* START *

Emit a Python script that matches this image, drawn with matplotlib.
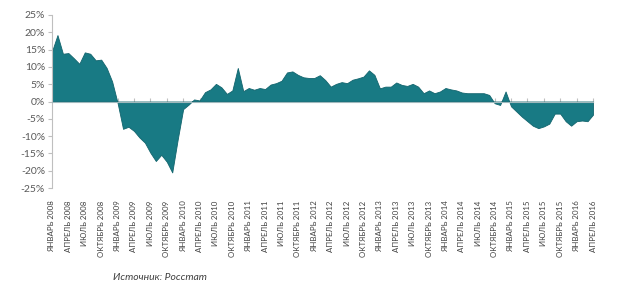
import matplotlib
matplotlib.use("Agg")
import matplotlib.pyplot as plt
import numpy as np

months_ru = ["ЯНВАРЬ", "АПРЕЛЬ", "ИЮЛЬ", "ОКТЯБРЬ"]
years = list(range(2008, 2017))
tick_labels = [f"{m} {y}" for y in years for m in months_ru][:34]

values = [
    14.5, 19.2, 13.8, 14.0, 12.5, 10.9, 14.2, 13.8, 11.9, 12.1, 9.7, 5.8,
    -0.4, -7.9, -7.3, -8.5, -10.4, -11.9, -14.8, -17.2, -15.4, -17.4, -20.5, -11.0,
    -2.2, -0.9, 0.6, 0.3, 2.7, 3.5, 5.1, 4.1, 2.2, 3.2, 9.7, 3.0,
    3.9, 3.4, 3.9, 3.6, 4.9, 5.3, 6.0, 8.4, 8.7, 7.7, 7.0, 6.8,
    6.8, 7.6, 6.2, 4.3, 5.1, 5.6, 5.3, 6.3, 6.7, 7.2, 9.0, 7.7,
    3.8, 4.3, 4.3, 5.5, 4.8, 4.5, 5.1, 4.3, 2.4, 3.2, 2.4, 2.9,
    3.9, 3.5, 3.2, 2.6, 2.4, 2.4, 2.4, 2.4, 1.9, -0.5, -1.0, 2.9,
    -1.4, -2.9, -4.4, -5.7, -7.0, -7.7, -7.2, -6.4, -3.5, -3.5, -5.7, -7.0,
    -5.7, -5.5, -5.7, -3.8,
]
yticks = [-25, -20, -15, -10, -5, 0, 5, 10, 15, 20, 25]
source_text = "Источник: Росстат"

plt.rcParams['font.family'] = ['Lato', 'DejaVu Sans']

fig = plt.figure(figsize=(6.24, 3.07), dpi=100)
ax = fig.add_axes([52/624, 1-188/307, (593-52)/624, (188-15)/307])

x = np.arange(len(values))
v = np.array(values)
ax.fill_between(x, v, 0, color="#187a84", edgecolor="#12646d", linewidth=0.6, zorder=2)

ax.set_xlim(0, len(values)-1)
ax.set_ylim(-25, 25)
ax.set_yticks(yticks)
ax.set_yticklabels([f"{t}%" for t in yticks])
ax.tick_params(axis='y', direction='out', length=3, color="#bfbfbf", pad=2,
               labelsize=7.5, labelcolor="#595959")

ax.set_xticks(x[::3])
ax.set_xticklabels(tick_labels)
ax.tick_params(axis='x', top=True, bottom=False, labelbottom=True, labeltop=False,
               direction='out', length=3, color="#bfbfbf", pad=6,
               labelrotation=90, labelsize=5.7, labelcolor="#404040")

for s in ['right', 'bottom']:
    ax.spines[s].set_visible(False)
ax.spines['top'].set_position(('data', 0))
ax.spines['top'].set_color("#9fb8bc")
ax.spines['top'].set_zorder(3)
ax.spines['left'].set_color("#bfbfbf")

fig.text(160/624, 1-278/307, source_text, fontsize=7.5, style='italic',
         color="#404040", ha='center', va='center')

fig.savefig("out.png", dpi=100)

* END *

* [What needs to be done] In the data above, please extract the lines from the first one through the line with "m in months_ru][:34]", exactly, and keep pictures out.

* [Written solution]
Emit a Python script that matches this image, drawn with matplotlib.
import matplotlib
matplotlib.use("Agg")
import matplotlib.pyplot as plt
import numpy as np

months_ru = ["ЯНВАРЬ", "АПРЕЛЬ", "ИЮЛЬ", "ОКТЯБРЬ"]
years = list(range(2008, 2017))
tick_labels = [f"{m} {y}" for y in years for m in months_ru][:34]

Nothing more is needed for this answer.